• [Given request]:
Do not copy the pictures; transcribe all other material exactly.

= = = =

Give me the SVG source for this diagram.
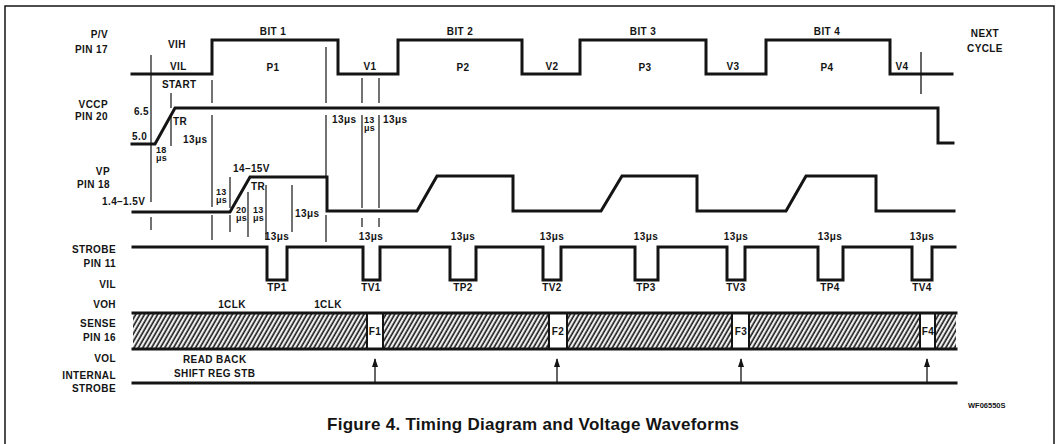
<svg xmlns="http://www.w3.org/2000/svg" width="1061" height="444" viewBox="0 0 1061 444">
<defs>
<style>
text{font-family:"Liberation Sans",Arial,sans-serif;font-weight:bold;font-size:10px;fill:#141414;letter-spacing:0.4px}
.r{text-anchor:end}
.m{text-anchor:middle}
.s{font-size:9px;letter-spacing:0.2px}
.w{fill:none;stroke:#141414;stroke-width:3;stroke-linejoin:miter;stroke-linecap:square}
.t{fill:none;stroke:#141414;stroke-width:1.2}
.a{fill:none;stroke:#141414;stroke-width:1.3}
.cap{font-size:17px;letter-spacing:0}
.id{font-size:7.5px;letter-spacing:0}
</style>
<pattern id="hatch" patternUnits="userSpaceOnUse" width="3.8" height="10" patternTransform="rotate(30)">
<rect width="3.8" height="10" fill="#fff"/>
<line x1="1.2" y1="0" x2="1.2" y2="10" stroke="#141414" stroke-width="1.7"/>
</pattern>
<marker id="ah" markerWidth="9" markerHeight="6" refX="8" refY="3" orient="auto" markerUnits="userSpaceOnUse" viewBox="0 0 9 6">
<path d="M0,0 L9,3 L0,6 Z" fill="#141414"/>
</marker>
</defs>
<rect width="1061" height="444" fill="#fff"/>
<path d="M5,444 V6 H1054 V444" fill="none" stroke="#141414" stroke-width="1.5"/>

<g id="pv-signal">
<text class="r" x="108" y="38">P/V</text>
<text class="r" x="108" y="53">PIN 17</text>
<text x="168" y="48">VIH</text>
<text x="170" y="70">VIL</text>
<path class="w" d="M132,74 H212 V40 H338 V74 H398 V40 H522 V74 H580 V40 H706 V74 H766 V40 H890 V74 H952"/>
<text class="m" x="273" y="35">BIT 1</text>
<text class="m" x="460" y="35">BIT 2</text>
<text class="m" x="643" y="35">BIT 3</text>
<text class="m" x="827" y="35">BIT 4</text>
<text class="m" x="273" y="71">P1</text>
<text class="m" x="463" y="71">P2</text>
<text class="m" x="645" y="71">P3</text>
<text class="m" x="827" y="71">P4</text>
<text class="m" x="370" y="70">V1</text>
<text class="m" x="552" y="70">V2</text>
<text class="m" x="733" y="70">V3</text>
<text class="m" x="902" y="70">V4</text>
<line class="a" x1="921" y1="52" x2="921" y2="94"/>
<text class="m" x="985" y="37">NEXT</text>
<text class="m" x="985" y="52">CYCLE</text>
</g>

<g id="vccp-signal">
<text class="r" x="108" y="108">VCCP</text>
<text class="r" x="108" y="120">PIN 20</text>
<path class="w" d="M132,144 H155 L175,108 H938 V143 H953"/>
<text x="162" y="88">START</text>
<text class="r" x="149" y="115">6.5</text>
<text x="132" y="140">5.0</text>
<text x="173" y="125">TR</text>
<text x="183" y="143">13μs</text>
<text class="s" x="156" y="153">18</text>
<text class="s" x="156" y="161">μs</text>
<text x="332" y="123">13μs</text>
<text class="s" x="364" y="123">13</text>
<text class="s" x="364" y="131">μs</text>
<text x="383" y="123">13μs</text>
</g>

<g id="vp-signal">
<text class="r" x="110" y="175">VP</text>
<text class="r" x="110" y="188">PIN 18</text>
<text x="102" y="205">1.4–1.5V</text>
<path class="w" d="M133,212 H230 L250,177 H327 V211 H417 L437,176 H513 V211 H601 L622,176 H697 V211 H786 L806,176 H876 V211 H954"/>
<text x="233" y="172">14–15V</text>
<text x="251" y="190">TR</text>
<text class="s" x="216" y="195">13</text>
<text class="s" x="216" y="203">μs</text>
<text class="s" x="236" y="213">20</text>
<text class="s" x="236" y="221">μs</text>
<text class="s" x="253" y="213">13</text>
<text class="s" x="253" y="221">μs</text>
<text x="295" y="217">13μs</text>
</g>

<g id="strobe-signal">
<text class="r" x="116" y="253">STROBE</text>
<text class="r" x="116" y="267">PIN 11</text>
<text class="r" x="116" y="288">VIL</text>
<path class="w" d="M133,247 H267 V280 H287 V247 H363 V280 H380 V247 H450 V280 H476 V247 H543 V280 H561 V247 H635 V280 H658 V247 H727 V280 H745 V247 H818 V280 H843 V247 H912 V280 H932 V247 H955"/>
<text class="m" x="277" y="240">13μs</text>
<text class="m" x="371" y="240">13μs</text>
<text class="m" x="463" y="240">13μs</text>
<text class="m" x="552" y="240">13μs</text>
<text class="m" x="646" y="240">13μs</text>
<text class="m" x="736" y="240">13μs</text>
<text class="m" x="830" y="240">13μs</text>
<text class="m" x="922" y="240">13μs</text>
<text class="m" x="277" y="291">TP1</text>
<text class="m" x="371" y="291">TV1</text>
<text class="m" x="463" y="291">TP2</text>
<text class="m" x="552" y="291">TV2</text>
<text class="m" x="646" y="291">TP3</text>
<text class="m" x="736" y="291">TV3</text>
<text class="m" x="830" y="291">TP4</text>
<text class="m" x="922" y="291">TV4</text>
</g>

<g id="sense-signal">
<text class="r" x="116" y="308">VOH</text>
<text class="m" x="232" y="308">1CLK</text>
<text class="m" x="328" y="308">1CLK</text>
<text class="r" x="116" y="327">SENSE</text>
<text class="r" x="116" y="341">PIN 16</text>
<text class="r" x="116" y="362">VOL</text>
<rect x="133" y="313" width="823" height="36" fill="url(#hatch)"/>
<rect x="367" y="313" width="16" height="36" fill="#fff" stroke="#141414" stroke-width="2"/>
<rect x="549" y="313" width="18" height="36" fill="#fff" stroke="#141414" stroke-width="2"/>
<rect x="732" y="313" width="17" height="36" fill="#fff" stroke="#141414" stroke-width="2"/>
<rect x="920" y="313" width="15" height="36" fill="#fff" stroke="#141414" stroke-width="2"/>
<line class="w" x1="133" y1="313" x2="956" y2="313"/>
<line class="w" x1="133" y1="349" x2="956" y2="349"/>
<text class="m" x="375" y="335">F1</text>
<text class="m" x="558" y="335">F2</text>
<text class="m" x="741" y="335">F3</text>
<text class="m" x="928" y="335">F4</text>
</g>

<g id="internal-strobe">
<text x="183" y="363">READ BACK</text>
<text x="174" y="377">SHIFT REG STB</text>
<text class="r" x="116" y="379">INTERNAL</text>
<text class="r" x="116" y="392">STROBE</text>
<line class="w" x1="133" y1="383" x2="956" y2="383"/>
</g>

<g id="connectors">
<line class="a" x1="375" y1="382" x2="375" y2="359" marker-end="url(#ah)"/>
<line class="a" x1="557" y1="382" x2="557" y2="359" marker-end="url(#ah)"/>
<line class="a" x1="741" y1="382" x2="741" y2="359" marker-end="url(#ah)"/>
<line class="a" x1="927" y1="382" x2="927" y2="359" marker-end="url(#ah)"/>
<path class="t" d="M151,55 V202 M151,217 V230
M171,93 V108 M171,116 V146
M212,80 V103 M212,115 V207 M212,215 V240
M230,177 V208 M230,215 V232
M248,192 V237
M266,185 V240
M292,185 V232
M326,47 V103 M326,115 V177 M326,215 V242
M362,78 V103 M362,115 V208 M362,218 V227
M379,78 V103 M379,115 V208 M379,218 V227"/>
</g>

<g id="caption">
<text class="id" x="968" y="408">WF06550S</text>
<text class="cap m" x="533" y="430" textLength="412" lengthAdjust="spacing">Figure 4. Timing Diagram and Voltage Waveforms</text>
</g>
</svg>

= = = =

• [Response for this exercise]:
Give me the SVG source for this diagram.
<svg xmlns="http://www.w3.org/2000/svg" width="1061" height="444" viewBox="0 0 1061 444">
<defs>
<style>
text{font-family:"Liberation Sans",Arial,sans-serif;font-weight:bold;font-size:10px;fill:#141414;letter-spacing:0.4px}
.r{text-anchor:end}
.m{text-anchor:middle}
.s{font-size:9px;letter-spacing:0.2px}
.w{fill:none;stroke:#141414;stroke-width:3;stroke-linejoin:miter;stroke-linecap:square}
.t{fill:none;stroke:#141414;stroke-width:1.2}
.a{fill:none;stroke:#141414;stroke-width:1.3}
.cap{font-size:17px;letter-spacing:0}
.id{font-size:7.5px;letter-spacing:0}
</style>
<pattern id="hatch" patternUnits="userSpaceOnUse" width="3.8" height="10" patternTransform="rotate(30)">
<rect width="3.8" height="10" fill="#fff"/>
<line x1="1.2" y1="0" x2="1.2" y2="10" stroke="#141414" stroke-width="1.7"/>
</pattern>
<marker id="ah" markerWidth="9" markerHeight="6" refX="8" refY="3" orient="auto" markerUnits="userSpaceOnUse" viewBox="0 0 9 6">
<path d="M0,0 L9,3 L0,6 Z" fill="#141414"/>
</marker>
</defs>
<rect width="1061" height="444" fill="#fff"/>
<path d="M5,444 V6 H1054 V444" fill="none" stroke="#141414" stroke-width="1.5"/>

<g id="pv-signal">
<text class="r" x="108" y="38">P/V</text>
<text class="r" x="108" y="53">PIN 17</text>
<text x="168" y="48">VIH</text>
<text x="170" y="70">VIL</text>
<path class="w" d="M132,74 H212 V40 H338 V74 H398 V40 H522 V74 H580 V40 H706 V74 H766 V40 H890 V74 H952"/>
<text class="m" x="273" y="35">BIT 1</text>
<text class="m" x="460" y="35">BIT 2</text>
<text class="m" x="643" y="35">BIT 3</text>
<text class="m" x="827" y="35">BIT 4</text>
<text class="m" x="273" y="71">P1</text>
<text class="m" x="463" y="71">P2</text>
<text class="m" x="645" y="71">P3</text>
<text class="m" x="827" y="71">P4</text>
<text class="m" x="370" y="70">V1</text>
<text class="m" x="552" y="70">V2</text>
<text class="m" x="733" y="70">V3</text>
<text class="m" x="902" y="70">V4</text>
<line class="a" x1="921" y1="52" x2="921" y2="94"/>
<text class="m" x="985" y="37">NEXT</text>
<text class="m" x="985" y="52">CYCLE</text>
</g>

<g id="vccp-signal">
<text class="r" x="108" y="108">VCCP</text>
<text class="r" x="108" y="120">PIN 20</text>
<path class="w" d="M132,144 H155 L175,108 H938 V143 H953"/>
<text x="162" y="88">START</text>
<text class="r" x="149" y="115">6.5</text>
<text x="132" y="140">5.0</text>
<text x="173" y="125">TR</text>
<text x="183" y="143">13μs</text>
<text class="s" x="156" y="153">18</text>
<text class="s" x="156" y="161">μs</text>
<text x="332" y="123">13μs</text>
<text class="s" x="364" y="123">13</text>
<text class="s" x="364" y="131">μs</text>
<text x="383" y="123">13μs</text>
</g>

<g id="vp-signal">
<text class="r" x="110" y="175">VP</text>
<text class="r" x="110" y="188">PIN 18</text>
<text x="102" y="205">1.4–1.5V</text>
<path class="w" d="M133,212 H230 L250,177 H327 V211 H417 L437,176 H513 V211 H601 L622,176 H697 V211 H786 L806,176 H876 V211 H954"/>
<text x="233" y="172">14–15V</text>
<text x="251" y="190">TR</text>
<text class="s" x="216" y="195">13</text>
<text class="s" x="216" y="203">μs</text>
<text class="s" x="236" y="213">20</text>
<text class="s" x="236" y="221">μs</text>
<text class="s" x="253" y="213">13</text>
<text class="s" x="253" y="221">μs</text>
<text x="295" y="217">13μs</text>
</g>

<g id="strobe-signal">
<text class="r" x="116" y="253">STROBE</text>
<text class="r" x="116" y="267">PIN 11</text>
<text class="r" x="116" y="288">VIL</text>
<path class="w" d="M133,247 H267 V280 H287 V247 H363 V280 H380 V247 H450 V280 H476 V247 H543 V280 H561 V247 H635 V280 H658 V247 H727 V280 H745 V247 H818 V280 H843 V247 H912 V280 H932 V247 H955"/>
<text class="m" x="277" y="240">13μs</text>
<text class="m" x="371" y="240">13μs</text>
<text class="m" x="463" y="240">13μs</text>
<text class="m" x="552" y="240">13μs</text>
<text class="m" x="646" y="240">13μs</text>
<text class="m" x="736" y="240">13μs</text>
<text class="m" x="830" y="240">13μs</text>
<text class="m" x="922" y="240">13μs</text>
<text class="m" x="277" y="291">TP1</text>
<text class="m" x="371" y="291">TV1</text>
<text class="m" x="463" y="291">TP2</text>
<text class="m" x="552" y="291">TV2</text>
<text class="m" x="646" y="291">TP3</text>
<text class="m" x="736" y="291">TV3</text>
<text class="m" x="830" y="291">TP4</text>
<text class="m" x="922" y="291">TV4</text>
</g>

<g id="sense-signal">
<text class="r" x="116" y="308">VOH</text>
<text class="m" x="232" y="308">1CLK</text>
<text class="m" x="328" y="308">1CLK</text>
<text class="r" x="116" y="327">SENSE</text>
<text class="r" x="116" y="341">PIN 16</text>
<text class="r" x="116" y="362">VOL</text>
<rect x="133" y="313" width="823" height="36" fill="url(#hatch)"/>
<rect x="367" y="313" width="16" height="36" fill="#fff" stroke="#141414" stroke-width="2"/>
<rect x="549" y="313" width="18" height="36" fill="#fff" stroke="#141414" stroke-width="2"/>
<rect x="732" y="313" width="17" height="36" fill="#fff" stroke="#141414" stroke-width="2"/>
<rect x="920" y="313" width="15" height="36" fill="#fff" stroke="#141414" stroke-width="2"/>
<line class="w" x1="133" y1="313" x2="956" y2="313"/>
<line class="w" x1="133" y1="349" x2="956" y2="349"/>
<text class="m" x="375" y="335">F1</text>
<text class="m" x="558" y="335">F2</text>
<text class="m" x="741" y="335">F3</text>
<text class="m" x="928" y="335">F4</text>
</g>

<g id="internal-strobe">
<text x="183" y="363">READ BACK</text>
<text x="174" y="377">SHIFT REG STB</text>
<text class="r" x="116" y="379">INTERNAL</text>
<text class="r" x="116" y="392">STROBE</text>
<line class="w" x1="133" y1="383" x2="956" y2="383"/>
</g>

<g id="connectors">
<line class="a" x1="375" y1="382" x2="375" y2="359" marker-end="url(#ah)"/>
<line class="a" x1="557" y1="382" x2="557" y2="359" marker-end="url(#ah)"/>
<line class="a" x1="741" y1="382" x2="741" y2="359" marker-end="url(#ah)"/>
<line class="a" x1="927" y1="382" x2="927" y2="359" marker-end="url(#ah)"/>
<path class="t" d="M151,55 V202 M151,217 V230
M171,93 V108 M171,116 V146
M212,80 V103 M212,115 V207 M212,215 V240
M230,177 V208 M230,215 V232
M248,192 V237
M266,185 V240
M292,185 V232
M326,47 V103 M326,115 V177 M326,215 V242
M362,78 V103 M362,115 V208 M362,218 V227
M379,78 V103 M379,115 V208 M379,218 V227"/>
</g>

<g id="caption">
<text class="id" x="968" y="408">WF06550S</text>
<text class="cap m" x="533" y="430" textLength="412" lengthAdjust="spacing">Figure 4. Timing Diagram and Voltage Waveforms</text>
</g>
</svg>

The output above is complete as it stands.